Cover a table with butcher paper in the art center. Encourage the children to work together to create a habitat such as an ocean, rain forest or desert.
At the easels, encourage two children to help one another create a masterpiece in the art center. One child is the painter, the other child gives the directions. Encourage the children to draw dots and lines according to the instructions.
Create a recipe book while in the writing center. Ask the children what their favorite food is to eat at home and take dictation on how to make it. Encourage the children to draw a picture to go with their recipe.
You will need cereal boxes or other small food boxes and markers. Show the children a real remote and talk about all the things we use remote controls for in our daily lives. Talk to children about turning things on and off.
After examining and discussing the kinetic sculptures and mobiles created by Alexander Calder, provide children with materials to create their own in the art center.
Take pictures of unique block structures. Post them next to the block center or in a class book. The children can use these pictures as a guide to create structures of their own.
Provide blocks and manipulatives in the math center such as tangrams, pipe cleaners, Tinker Toys and pattern blocks that will encourage the children to create new shapes. Talk with the children about their creations.
Provide black construction paper with animal or people body outline templates in the art center. Encourage children to use cotton swabs to create skeletons.
Encourage the children to make musical instruments by filling paper towel rolls, pie tins or plastic tubes with beans, rice or pebbles. Use rubber bands with paper towel rolls to create guitars and banjos.

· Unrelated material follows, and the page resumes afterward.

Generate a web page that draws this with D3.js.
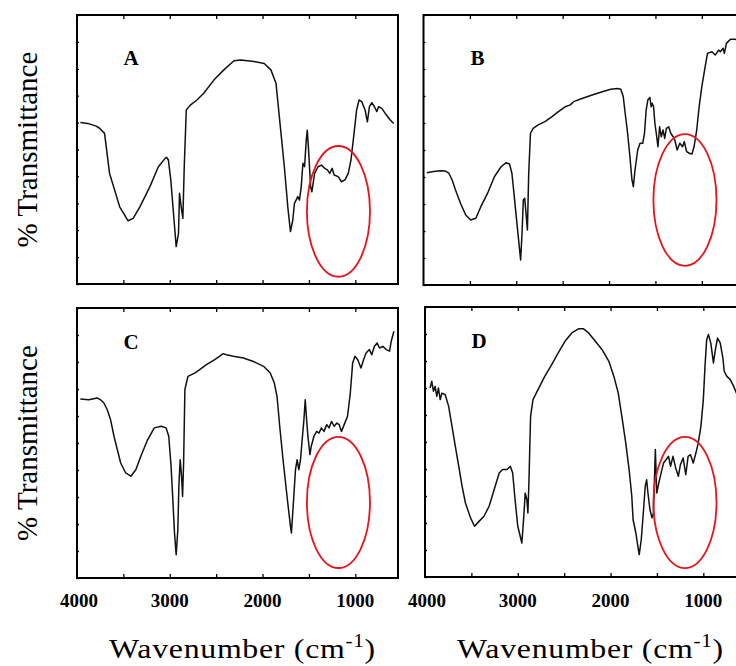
<!DOCTYPE html>
<html>
<head>
<meta charset="utf-8">
<script src="https://cdn.jsdelivr.net/npm/d3@7"></script>
<style>
  body { margin: 0; background: #fff; }
  svg { display: block; }
  text { font-family: "Liberation Serif", "Times New Roman", serif; fill: #000; }
</style>
</head>
<body>
<script>
var w = 736
var h = 666

// tick labels and minor ticks (cm-1)
var tickLabels = [4000, 3000, 2000, 1000]
var minorTicks = [3500, 3000, 2500, 2000, 1500, 1000]
var panelLetters = ["A", "B", "C", "D"]

// spectra, [wavenumber, relative transmittance 0-100]
var specA = [[3964,60.0],[3884,59.7],[3793,58.7],[3757,57.9],[3703,56.0],[3685,51.1],[3649,41.1],[3594,34.9],[3540,28.7],[3449,23.5],[3395,24.4],[3322,28.7],[3214,36.2],[3123,43.6],[3050,46.7],[3033,47.1],[3015,46.1],[2989,38.7],[2960,26.3],[2931,13.9],[2906,18.8],[2895,33.7],[2877,28.7],[2859,24.4],[2844,43.6],[2822,64.7],[2779,66.5],[2707,68.4],[2634,70.9],[2525,75.8],[2417,79.6],[2308,83.0],[2236,83.3],[2091,82.7],[1982,82.0],[1910,79.6],[1855,74.6],[1837,68.4],[1801,56.0],[1765,43.6],[1728,28.7],[1699,19.5],[1674,23.8],[1656,30.0],[1620,32.5],[1602,31.2],[1583,36.2],[1565,44.9],[1547,43.6],[1529,53.5],[1518,57.2],[1504,49.8],[1482,36.2],[1468,34.3],[1439,41.1],[1402,43.6],[1366,44.2],[1330,43.0],[1301,42.4],[1276,41.1],[1250,43.0],[1228,40.5],[1185,39.9],[1149,38.0],[1112,38.7],[1076,41.1],[1047,46.1],[1022,53.5],[986,64.7],[960,68.4],[931,67.8],[895,64.7],[870,60.3],[848,65.9],[822,67.4],[794,65.9],[768,64.1],[750,65.9],[714,65.3],[678,63.4],[623,61.0],[587,59.7]]

var specB = [[3964,41.6],[3891,42.0],[3818,42.3],[3764,42.2],[3727,41.4],[3691,38.9],[3655,35.2],[3600,30.2],[3545,25.9],[3491,24.1],[3436,24.7],[3382,29.0],[3309,34.0],[3236,40.1],[3164,43.8],[3109,45.3],[3073,44.8],[3047,41.4],[3018,31.5],[2982,19.1],[2953,9.3],[2938,19.1],[2924,31.5],[2909,32.1],[2895,26.5],[2880,20.4],[2866,41.4],[2847,56.2],[2818,58.0],[2764,59.3],[2691,60.5],[2618,62.3],[2546,64.2],[2473,66.0],[2418,66.7],[2382,67.9],[2291,69.1],[2182,70.4],[2073,71.6],[1982,72.5],[1909,72.8],[1873,72.5],[1847,69.8],[1826,63.6],[1800,56.2],[1775,47.5],[1753,38.9],[1738,36.4],[1720,42.6],[1691,50.0],[1666,52.5],[1637,52.5],[1618,56.2],[1600,64.8],[1582,68.5],[1560,69.5],[1546,66.0],[1535,67.3],[1520,66.0],[1506,59.9],[1491,56.2],[1473,51.2],[1455,58.6],[1437,54.9],[1418,57.4],[1400,54.3],[1382,58.0],[1357,58.6],[1335,56.2],[1309,54.9],[1291,53.7],[1266,50.0],[1237,52.5],[1208,51.2],[1189,53.1],[1164,49.4],[1135,48.8],[1106,48.5],[1084,51.2],[1055,57.4],[1029,66.0],[1000,73.5],[964,80.9],[939,85.8],[891,86.4],[855,85.2],[818,87.0],[800,86.4],[771,87.7],[757,85.8],[735,89.5],[691,91.0],[637,91.0],[600,90.1]]

var specC = [[3964,66.3],[3873,66.0],[3783,66.7],[3746,66.0],[3710,64.8],[3674,62.3],[3638,58.6],[3601,52.5],[3565,47.5],[3529,42.6],[3475,38.9],[3420,37.7],[3366,40.1],[3312,45.1],[3239,51.2],[3167,55.6],[3094,56.2],[3040,55.6],[3011,52.5],[2986,41.4],[2967,29.0],[2949,16.7],[2931,8.6],[2913,17.9],[2902,34.0],[2888,43.8],[2873,37.7],[2862,30.2],[2851,42.6],[2837,69.8],[2804,74.7],[2732,75.9],[2678,77.2],[2605,79.0],[2515,80.9],[2424,83.1],[2388,82.7],[2315,82.1],[2207,81.5],[2098,80.2],[1989,78.4],[1917,75.9],[1873,72.2],[1844,67.3],[1815,56.2],[1779,43.8],[1736,30.2],[1699,19.1],[1689,16.7],[1670,26.5],[1645,40.1],[1627,43.8],[1609,40.1],[1591,43.8],[1573,51.2],[1554,58.6],[1540,66.0],[1525,58.6],[1511,52.5],[1489,45.7],[1475,48.8],[1446,52.5],[1417,54.3],[1391,53.7],[1366,55.6],[1337,54.3],[1308,56.8],[1283,55.6],[1257,58.0],[1228,56.2],[1199,57.4],[1174,56.8],[1149,54.3],[1120,56.8],[1084,59.9],[1054,68.5],[1029,79.6],[1004,82.1],[975,80.9],[939,77.8],[910,80.9],[884,83.3],[848,84.6],[823,82.7],[794,85.8],[765,87.0],[739,85.2],[703,85.8],[667,84.6],[631,84.0],[613,87.7],[584,91.4]]

var specD = [[3945,70.0],[3927,72.5],[3909,68.8],[3891,70.6],[3873,66.9],[3855,70.0],[3836,65.7],[3818,68.1],[3782,67.5],[3745,63.2],[3709,55.8],[3673,48.4],[3636,41.0],[3600,33.6],[3564,27.4],[3509,21.9],[3466,18.8],[3418,20.6],[3364,22.5],[3309,26.2],[3255,32.3],[3200,38.5],[3164,39.8],[3116,39.8],[3080,41.0],[3055,38.5],[3029,28.6],[3000,18.8],[2956,12.6],[2935,22.5],[2920,31.1],[2902,28.6],[2891,23.7],[2880,34.8],[2862,59.5],[2836,65.7],[2782,69.4],[2709,74.3],[2636,78.6],[2564,83.0],[2491,87.3],[2418,90.4],[2346,91.9],[2291,91.9],[2236,90.4],[2164,87.3],[2091,84.2],[2018,79.9],[1964,74.3],[1917,68.1],[1873,58.3],[1836,49.6],[1800,39.8],[1771,29.9],[1757,21.2],[1727,16.3],[1706,11.4],[1691,8.3],[1669,13.8],[1647,23.7],[1626,33.6],[1611,36.0],[1597,31.1],[1575,24.9],[1553,21.9],[1538,23.7],[1517,47.2],[1502,31.1],[1480,34.8],[1455,38.5],[1429,42.2],[1400,43.5],[1375,44.7],[1353,41.0],[1327,44.7],[1298,40.4],[1269,37.3],[1247,41.6],[1218,44.1],[1189,37.9],[1164,44.7],[1138,45.3],[1109,42.2],[1080,45.9],[1055,49.6],[1026,55.8],[1000,65.7],[982,78.0],[964,87.9],[945,89.8],[920,86.7],[891,79.3],[873,83.6],[847,88.5],[818,86.7],[789,81.1],[775,76.2],[746,74.3],[709,73.1],[673,70.6],[636,67.5],[607,66.3]]

var spectra = [specA, specB, specC, specD]

// red circled regions: [centre wavenumber, centre T, half width cm-1, half height T]
var circles = [[1182, 27.0, 340, 24.3], [1182, 31.5, 340, 24.4], [1182, 28.0, 340, 24.3], [1198, 27.6, 340, 24.3]]

var panels = [
    {x0: 77, y0: 15, y1: 284},
    {x0: 423.5, y0: 15, y1: 285},
    {x0: 77, y0: 308, y1: 578},
    {x0: 425, y0: 307, y1: 577}
]
var pw = 321

var svg = d3.select("body")
    .append("svg")
    .attr("width", w)
    .attr("height", h)

panels.forEach(function (p, i) {
    var x = d3.scaleLinear().domain([4000, 540]).range([p.x0, p.x0 + pw])
    var y = d3.scaleLinear().domain([0, 100]).range([p.y1, p.y0])
    var g = svg.append("g")

    // inner ticks top / bottom / left
    g.append("g")
        .attr("transform", "translate(0," + p.y1 + ")")
        .call(d3.axisTop(x).tickValues(minorTicks).tickSize(4).tickFormat(""))
        .call(function (a) { a.select(".domain").remove() })
    g.append("g")
        .attr("transform", "translate(0," + p.y0 + ")")
        .call(d3.axisBottom(x).tickValues(minorTicks).tickSize(4).tickFormat(""))
        .call(function (a) { a.select(".domain").remove() })
    g.append("g")
        .attr("transform", "translate(" + p.x0 + ",0)")
        .call(d3.axisRight(y).ticks(10).tickSize(2).tickFormat(""))
        .call(function (a) { a.select(".domain").remove() })
    g.selectAll(".tick line").attr("stroke", "#000").attr("stroke-width", 1.3)

    // frame
    g.append("rect")
        .attr("x", p.x0)
        .attr("y", p.y0)
        .attr("width", pw)
        .attr("height", p.y1 - p.y0)
        .attr("fill", "none")
        .attr("stroke", "#000")
        .attr("stroke-width", 2)

    var line = d3.line()
        .x(function (d) { return x(d[0]) })
        .y(function (d) { return y(d[1]) })

    g.append("path")
        .datum(spectra[i])
        .attr("d", line)
        .attr("fill", "none")
        .attr("stroke", "#111")
        .attr("stroke-width", 1.5)
        .attr("stroke-linejoin", "round")

    var c = circles[i]
    g.append("ellipse")
        .attr("cx", x(c[0]))
        .attr("cy", y(c[1]))
        .attr("rx", Math.abs(x(c[0] - c[2]) - x(c[0])))
        .attr("ry", Math.abs(y(c[1] + c[3]) - y(c[1])))
        .attr("fill", "none")
        .attr("stroke", "#e8141b")
        .attr("stroke-width", 1.8)

    g.append("text")
        .attr("x", p.x0 + 54)
        .attr("y", p.y0 + (i < 2 ? 50 : 41))
        .attr("text-anchor", "middle")
        .style("font-size", "21px")
        .style("font-weight", "bold")
        .text(panelLetters[i])

    // bottom row: tick labels and axis title
    if (i >= 2) {
        g.selectAll(".lab")
            .data(tickLabels)
            .enter()
            .append("text")
            .attr("x", function (d) { return x(d) + (d == 4000 ? 2 : 0) })
            .attr("y", 607)
            .attr("text-anchor", "middle")
            .style("font-size", "19px")
            .style("font-weight", "bold")
            .text(function (d) { return d })

        // the printed title is a little wider than the font, so stretch it
        var t = g.append("text")
            .attr("transform", "translate(" + (p.x0 + pw / 2 + 5) + ",658) scale(1.18,1)")
            .attr("text-anchor", "middle")
            .style("font-size", "27px")
            .style("letter-spacing", "0.6px")
        t.append("tspan").text("Wavenumber (cm")
        t.append("tspan").attr("dy", -11).style("font-size", "18px").text("-1")
        t.append("tspan").attr("dy", 11).text(")")
    }

    if (i % 2 == 0) {
        g.append("text")
            .attr("transform", "translate(37," + ((p.y0 + p.y1) / 2) + ") rotate(-90)")
            .attr("text-anchor", "middle")
            .style("font-size", "29px")
            .text("% Transmittance")
    }
})
</script>
</body>
</html>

Have a variety of paper available for the children to sponge paint. Use this homemade wrapping paper to wrap gifts.
Add people stencils and multicultural paper to the writing center for the children to draw families.
Provide pictures of storybook characters, animals, people, and objects, in the writing center and support the children in creating their own books.
Place a collection of greeting cards with envelopes in the writing center for children to write notes to each other or family members. Include cards for birthdays and get well soon occasions. Add humor as appropriate.
Create characters using magazine pictures of people and animals glued to popsicle sticks, laminated if possible. Use these characters to make up and act out stories in the art center.
Show the children pictures of different constellations and discuss how the stars create a picture. Provide star stickers and encourage the children to create and name their own constellation.This can be done in small group.
Use blocks and LEGO®s that include wheels and ramps. Encourage the children to create different vehicles in the block center.
Provide real and found items such as a plastic drink bottle, seashell, wooden spoon and belt. Tell the children to imagine new ways these items can be used. Have one child select an item and invent a new use for it.
Children are fascinated by animals such as bats and owls. Conduct a study of nocturnal animals by reading books such as Stellaluna by Janell Cannon; Owl Babies by Martin Waddell or The Kissing Hand by Audrey Penn.
Use two hollow blocks and a long plank to create an example of a bridge.